Creamer v. State

WENTWORTH, Judge.

This is a petition for writ of common law certiorari seeking review of a circuit court order requiring the petitioners to appear without their attorney before the state attorney to answer questions pursuant to § 27.04, Florida Statutes. For the following reasons, the petition is granted and the order below is quashed.

On December 1, 1983, Myrtle Creamer was arrested by a Bay County police officer and later released from custody without any charge having been filed against her. On January 16, 1984, her husband, daughter, and daughter’s boyfriend [petitioners] were subpoenaed by an assistant state attorney to appear in his office for questioning pursuant to § 27.04. When petitioners appeared as requested, they were accompanied by an attorney, Graham Clarke. The witnesses were called into the state attorney’s office separately and each went in with Mr. Clarke. In response to questions by the state attorney, each informed him that Mr. Clarke’s services had been retained for the purposes of the interview and that if Mr. Clarke was evicted from the office the witness would leave too.1 Each time, the state attorney ordered Mr. Clarke to leave the office, and each time the witness left with him.

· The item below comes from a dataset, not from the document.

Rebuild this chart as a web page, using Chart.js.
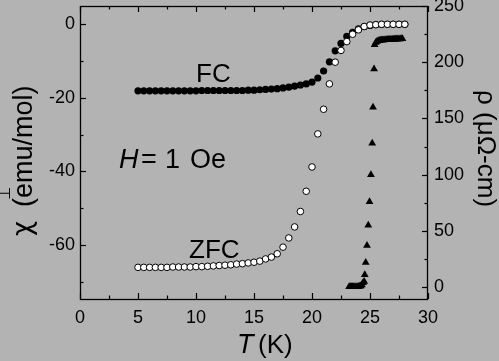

On January 23, 1984, the state attorney instituted the proceedings which resulted in the order of which petitioners now seek review. That order commands petitioners to appear without their attorney and expressly states that “their attorney shall not be allowed in the office of the State Attorney during the questioning pursuant to Florida Statutes 27.04.” Because we find that part of the order barring petitioners’ counsel from the office is not in compliance with the essential requirements of law, we grant the writ and quash the order.

*979We recognize that there is no statutory or constitutional right to assistance of an attorney when one is questioned pursuant to the state attorney’s investigatory powers and therefore a witness who is so called may not refuse to answer or appear because his attorney is not available. Gordon v. Gerstein, 189 So.2d 873 (Fla.1966). However, an attorney may be present during the questioning so long as he does not interfere with the course of the investigation. Id. Thus, the trial court erred in barring petitioners’ attorney from the questioning in the absence of evidence that he was disrupting the investigation.

The petition for writ of common law cer-tiorari is granted, and the order of the circuit court is hereby quashed.

MILLS and BARFIELD, JJ., concur.

. Incidentally, Mr. Clarke at one point answered yes when asked whether he had been retained to represent Myrtle Creamer in connection with her arrest.